If you thought all the action in privacy regulation centered around the Federal Trade Commission, the Federal Communications Commission would like you to think again. Yesterday, April 28, the FCC held a 3-plus hour workshop that started the regulatory “conversation” on the manner in which the FCC can or should regulate consumer broadband privacy.
Chairman Wheeler kicked off the event with opening remarks that included this unequivocal statement: “Privacy is unassailable.” He also said that “changes in technology do not affect our values.” From these words and the text of the FCC’s “Open Internet” order released earlier this year, not to mention the FCC’s recent $25 million data breach consent decree with AT&T, it is clear the FCC intends to be involved in regulating consumer privacy.

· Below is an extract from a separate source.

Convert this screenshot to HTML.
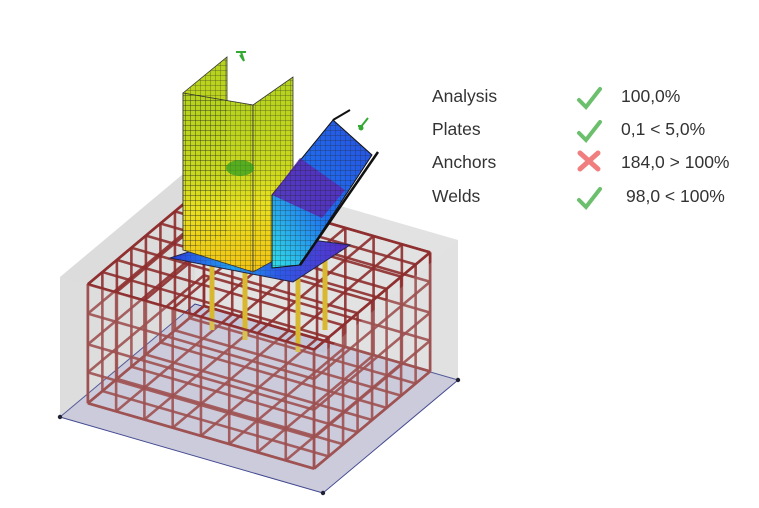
<!DOCTYPE html>
<html><head><meta charset="utf-8"><style>
html,body{margin:0;padding:0;background:#fff;width:759px;height:508px;overflow:hidden}
.t{position:absolute;font-family:"Liberation Sans",sans-serif;font-size:17.5px;color:#333}
</style></head><body>
<svg id="s" width="759" height="508" style="position:absolute;left:0;top:0" xmlns="http://www.w3.org/2000/svg">
<defs>
<linearGradient id="col" x1="0" y1="0" x2="0" y2="1">
<stop offset="0" stop-color="#b4d21e"/><stop offset="0.45" stop-color="#c8d81e"/><stop offset="0.65" stop-color="#e8e020"/><stop offset="1" stop-color="#f2c414"/>
</linearGradient>
<linearGradient id="pl" x1="0" y1="0" x2="1" y2="0">
<stop offset="0" stop-color="#2a3ae0"/><stop offset="0.35" stop-color="#20a0f0"/><stop offset="0.6" stop-color="#2c5ae8"/><stop offset="1" stop-color="#5a2cc8"/>
</linearGradient>
<linearGradient id="br" x1="0" y1="1" x2="1" y2="0">
<stop offset="0" stop-color="#30e0e8"/><stop offset="0.45" stop-color="#1e70f0"/><stop offset="1" stop-color="#2850e0"/>
</linearGradient>
<pattern id="mesh" width="5" height="5" patternUnits="userSpaceOnUse"><path d="M0 0H5M0 0V5" stroke="#222" stroke-width="0.7" fill="none" opacity="0.75"/></pattern>
</defs>
<g id="back"></g>
<g id="cage"></g>
<g id="steel">
<line x1="212" y1="262" x2="212" y2="330" stroke="#d8b830" stroke-width="5"/>
<line x1="245" y1="268" x2="245" y2="340" stroke="#d8b830" stroke-width="5"/>
<line x1="298" y1="278" x2="298" y2="352" stroke="#d8b830" stroke-width="5"/>
<line x1="325" y1="260" x2="325" y2="330" stroke="#d8b830" stroke-width="5"/>
<polygon points="170,258 250,232 350,245 293,282" fill="url(#pl)" stroke="#224" stroke-width="1"/>
<polygon points="170,258 250,232 350,245 293,282" fill="url(#mesh)" opacity="0.5"/>
<polygon points="183,93 227,57 227,235 183,250" fill="url(#col)" stroke="#333" stroke-width="0.8"/>
<polygon points="183,93 253,105 253,272 183,250" fill="url(#col)" stroke="#333" stroke-width="0.8"/>
<polygon points="253,105 293,77 293,250 253,272" fill="url(#col)" stroke="#333" stroke-width="0.8"/>
<polygon points="183,93 227,57 227,235 183,250" fill="url(#mesh)"/>
<polygon points="183,93 253,105 253,272 183,250" fill="url(#mesh)"/>
<polygon points="253,105 293,77 293,250 253,272" fill="url(#mesh)"/>
<ellipse cx="240" cy="168" rx="14" ry="8" fill="#2a9a20" opacity="0.7"/>
<polygon points="272,195 333,120 372,155 300,265 272,268" fill="url(#br)" stroke="#111" stroke-width="1"/>
<polygon points="272,195 333,120 372,155 300,265 272,268" fill="url(#mesh)"/>
<polygon points="272,195 300,158 345,190 322,218" fill="#5a2cb8" opacity="0.85"/>
<polygon points="272,195 300,158 345,190 322,218" fill="url(#mesh)"/>
<line x1="333" y1="120" x2="350" y2="110" stroke="#111" stroke-width="2"/>
<line x1="300" y1="265" x2="378" y2="152" stroke="#111" stroke-width="2.5"/>
<path d="M240 55 L244 61 L241 52 M236 52 h10" stroke="#3a3" stroke-width="2" fill="none"/>
<path d="M360 128 L368 118 M358 126 l5 0" stroke="#3a3" stroke-width="2" fill="none"/>
<circle cx="361" cy="128" r="2.5" fill="#3a3"/>
</g>
<g id="front"></g>
<g fill="none" stroke-linecap="round">
<path d="M579 100 L586 107 L600 89" stroke="#6cbf6c" stroke-width="4"/>
<path d="M579 133 L586 140 L600 122" stroke="#6cbf6c" stroke-width="4"/>
<path d="M580 153 L598 169 M598 153 L580 169" stroke="#f07e7e" stroke-width="5"/>
<path d="M579 200 L586 207 L600 189" stroke="#6cbf6c" stroke-width="4"/>
</g>
</svg>
<div class="t" style="left:432px;top:86px">Analysis</div>
<div class="t" style="left:432px;top:119px">Plates</div>
<div class="t" style="left:432px;top:152px">Anchors</div>
<div class="t" style="left:432px;top:186px">Welds</div>
<div class="t" style="left:621px;top:86px">100,0%</div>
<div class="t" style="left:621px;top:119px">0,1 &lt; 5,0%</div>
<div class="t" style="left:621px;top:152px">184,0 &gt; 100%</div>
<div class="t" style="left:626px;top:186px">98,0 &lt; 100%</div>
<script>
var NS="http://www.w3.org/2000/svg";
function P(x,y,z){return [323-263*x+135*y, 493-76*x-113*y-140*z];}
function el(g,t,a){var e=document.createElementNS(NS,t);for(var k in a)e.setAttribute(k,a[k]);document.getElementById(g).appendChild(e);return e;}
function poly(g,pts,a){a.points=pts.map(function(p){return p.join(",")}).join(" ");return el(g,"polygon",a);}
function ln(g,a,b,c){el(g,"line",{x1:a[0],y1:a[1],x2:b[0],y2:b[1],stroke:c||"#8e2e2e","stroke-width":2.6,"stroke-opacity":0.9});}
poly("back",[P(1,0,0),P(1,1,0),P(1,1,1),P(1,0,1)],{fill:"#dcdcdc"});
poly("back",[P(0,1,0),P(1,1,0),P(1,1,1),P(0,1,1)],{fill:"#e2e2e2"});
poly("back",[P(0,0,0),P(1,0,0),P(1,1,0),P(0,1,0)],{fill:"#c6c6da",stroke:"#333a88","stroke-width":1});
var a=0.07,b=0.93,zl=0.08,zh=0.93;
var n=8;
for(var i=0;i<=n;i++){var t=a+(b-a)*i/n;
 ln("cage",P(t,b,zl),P(t,b,zh)); ln("cage",P(b,t,zl),P(b,t,zh));}
for(var i=0;i<=n;i++){var t=a+(b-a)*i/n;
 ln("cage",P(t,a,zl),P(t,b,zl)); ln("cage",P(a,t,zl),P(b,t,zl));
 ln("cage",P(t,a,zh),P(t,b,zh)); ln("cage",P(a,t,zh),P(b,t,zh));}
var lv=[zl,0.3,0.5,0.72,zh];
lv.forEach(function(z){ln("cage",P(a,b,z),P(b,b,z));ln("cage",P(b,a,z),P(b,b,z));});
lv.forEach(function(z){ln("front",P(a,a,z),P(b,a,z));ln("front",P(a,a,z),P(a,b,z));});
for(var i=0;i<=n;i++){var t=a+(b-a)*i/n;
 ln("front",P(t,a,zl),P(t,a,zh)); ln("front",P(a,t,zl),P(a,t,zh));}
poly("front",[P(0,0,0),P(1,0,0),P(1,0,1),P(0,0,1)],{fill:"#e0e0e0","fill-opacity":0.2});
poly("front",[P(0,0,0),P(0,1,0),P(0,1,1),P(0,0,1)],{fill:"#e0e0e0","fill-opacity":0.2});
[P(1,0,0),P(0,0,0),P(0,1,0)].forEach(function(p){el("front","circle",{cx:p[0],cy:p[1],r:2.2,fill:"#223"});});
</script>
</body></html>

Yesterday’s workshop follows the recent Open Internet order in which the agency determined it would apply certain aspects of its Title II authority to the Internet (namely, certain “common carrier” provisions of the Communications Act). The order has broad impact on issues like consumer access to broadband content that have been widely written about. But what the order means for privacy is that the FCC’s rules on “customer proprietary network information” or CPNI, which have historically applied to traditional telephone companies and interconnected VoIP providers, may apply more broadly in some form or fashion to others in the broadband ecosystem—particularly, broadband Internet access providers.
By way of background, CPNI (defined in Section 222(h)(1) of the Communications Act) is information collected by telecommunications carriers about their customers. CPNI includes things like “quantity, technical configuration, type, destination, location, and amount of use of a telecommunications service” that a customer subscribes to and billing information. It is a fairly specific definition, and it doesn’t include personal information like name, phone number, address, etc.
Section 222(a) of the Communications Act requires telecommunications carriers to protect the confidentiality of customer information, and Section 222(c) restricts the ability of telecommunication carriers to use, disclose, or permit access to individually identifiable CPNI without the customer’s approval or as required by law.
The Open Internet order makes plain that the FCC intends to apply these CPNI confidentiality provisions (or some form of them) to broadband and broadband Internet access providers. But the FCC will need to adopt new rules to apply the CPNI provisions of the statute in this way.
Yesterday’s workshop started that process with a discussion among stakeholders, though no formal rulemaking has been launched. Panelists discussed the privacy implications of broadband Internet access (for example, the kind of data broadband providers have access to) as well as specific concerns with applying Section 222 to broadband Internet access services. One common theme was the potentially overlapping jurisdiction of the FTC and the FCC in the area of privacy. But, significantly, one thing the FCC brings to the table in this area is general rulemaking authority, which the FTC lacks.
We’ll have to watch and wait to see if a notice of inquiry, notice of proposed rulemaking, or other agency guidance will come.